--- STORED RECORDS ---

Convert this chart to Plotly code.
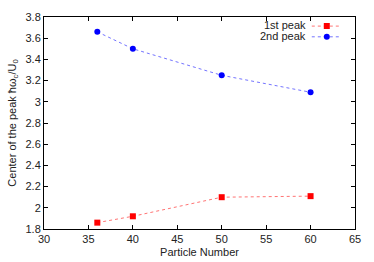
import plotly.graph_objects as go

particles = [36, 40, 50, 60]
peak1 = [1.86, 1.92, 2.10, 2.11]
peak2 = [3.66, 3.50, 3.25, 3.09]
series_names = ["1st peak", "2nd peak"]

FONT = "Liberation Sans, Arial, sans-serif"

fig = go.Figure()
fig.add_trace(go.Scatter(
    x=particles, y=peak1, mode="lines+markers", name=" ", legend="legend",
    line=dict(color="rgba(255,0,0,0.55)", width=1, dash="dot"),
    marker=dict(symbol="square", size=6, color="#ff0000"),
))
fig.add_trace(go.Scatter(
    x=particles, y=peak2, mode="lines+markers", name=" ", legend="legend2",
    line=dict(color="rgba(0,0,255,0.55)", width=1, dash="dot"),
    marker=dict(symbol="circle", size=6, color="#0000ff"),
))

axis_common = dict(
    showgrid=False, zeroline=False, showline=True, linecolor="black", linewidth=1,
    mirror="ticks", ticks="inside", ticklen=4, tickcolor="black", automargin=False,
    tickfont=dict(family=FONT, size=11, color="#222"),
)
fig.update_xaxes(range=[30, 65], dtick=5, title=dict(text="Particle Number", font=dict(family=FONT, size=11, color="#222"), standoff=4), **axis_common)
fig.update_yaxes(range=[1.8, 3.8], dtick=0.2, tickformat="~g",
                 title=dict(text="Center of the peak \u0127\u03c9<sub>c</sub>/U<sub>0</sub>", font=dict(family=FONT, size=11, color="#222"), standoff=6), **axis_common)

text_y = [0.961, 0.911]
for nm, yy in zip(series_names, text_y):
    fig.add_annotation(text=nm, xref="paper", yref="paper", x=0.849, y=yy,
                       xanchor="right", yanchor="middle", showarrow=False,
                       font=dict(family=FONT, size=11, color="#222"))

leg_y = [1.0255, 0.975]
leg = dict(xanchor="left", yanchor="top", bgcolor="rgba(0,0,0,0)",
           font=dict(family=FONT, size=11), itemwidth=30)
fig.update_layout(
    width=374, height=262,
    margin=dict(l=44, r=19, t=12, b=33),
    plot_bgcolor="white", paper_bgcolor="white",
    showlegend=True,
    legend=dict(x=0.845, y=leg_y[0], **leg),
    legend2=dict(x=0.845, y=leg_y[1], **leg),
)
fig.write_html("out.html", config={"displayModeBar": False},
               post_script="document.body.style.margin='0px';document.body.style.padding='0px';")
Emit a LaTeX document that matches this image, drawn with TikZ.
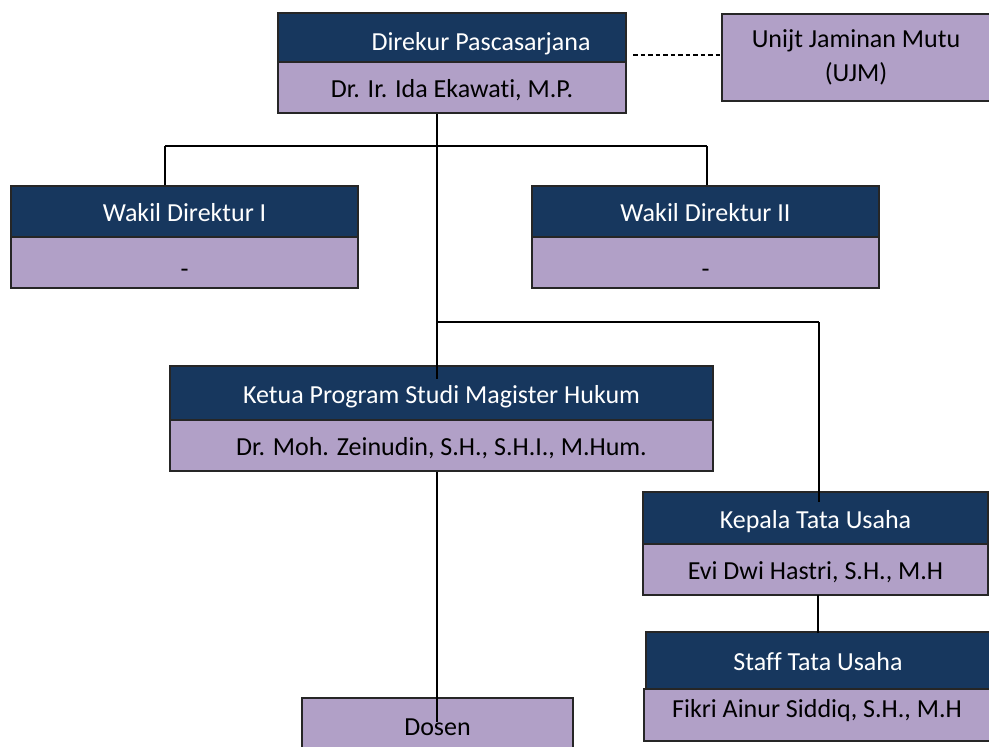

---

PROBLEM>
Reproduce the listing exactly. Leave its pictures out.

COMPLETE RESPONSE>
Convert this chart to Plotly code.
import plotly.graph_objects as go

particles = [36, 40, 50, 60]
peak1 = [1.86, 1.92, 2.10, 2.11]
peak2 = [3.66, 3.50, 3.25, 3.09]
series_names = ["1st peak", "2nd peak"]

FONT = "Liberation Sans, Arial, sans-serif"

fig = go.Figure()
fig.add_trace(go.Scatter(
    x=particles, y=peak1, mode="lines+markers", name=" ", legend="legend",
    line=dict(color="rgba(255,0,0,0.55)", width=1, dash="dot"),
    marker=dict(symbol="square", size=6, color="#ff0000"),
))
fig.add_trace(go.Scatter(
    x=particles, y=peak2, mode="lines+markers", name=" ", legend="legend2",
    line=dict(color="rgba(0,0,255,0.55)", width=1, dash="dot"),
    marker=dict(symbol="circle", size=6, color="#0000ff"),
))

axis_common = dict(
    showgrid=False, zeroline=False, showline=True, linecolor="black", linewidth=1,
    mirror="ticks", ticks="inside", ticklen=4, tickcolor="black", automargin=False,
    tickfont=dict(family=FONT, size=11, color="#222"),
)
fig.update_xaxes(range=[30, 65], dtick=5, title=dict(text="Particle Number", font=dict(family=FONT, size=11, color="#222"), standoff=4), **axis_common)
fig.update_yaxes(range=[1.8, 3.8], dtick=0.2, tickformat="~g",
                 title=dict(text="Center of the peak \u0127\u03c9<sub>c</sub>/U<sub>0</sub>", font=dict(family=FONT, size=11, color="#222"), standoff=6), **axis_common)

text_y = [0.961, 0.911]
for nm, yy in zip(series_names, text_y):
    fig.add_annotation(text=nm, xref="paper", yref="paper", x=0.849, y=yy,
                       xanchor="right", yanchor="middle", showarrow=False,
                       font=dict(family=FONT, size=11, color="#222"))

leg_y = [1.0255, 0.975]
leg = dict(xanchor="left", yanchor="top", bgcolor="rgba(0,0,0,0)",
           font=dict(family=FONT, size=11), itemwidth=30)
fig.update_layout(
    width=374, height=262,
    margin=dict(l=44, r=19, t=12, b=33),
    plot_bgcolor="white", paper_bgcolor="white",
    showlegend=True,
    legend=dict(x=0.845, y=leg_y[0], **leg),
    legend2=dict(x=0.845, y=leg_y[1], **leg),
)
fig.write_html("out.html", config={"displayModeBar": False},
               post_script="document.body.style.margin='0px';document.body.style.padding='0px';")
Emit a LaTeX document that matches this image, drawn with TikZ.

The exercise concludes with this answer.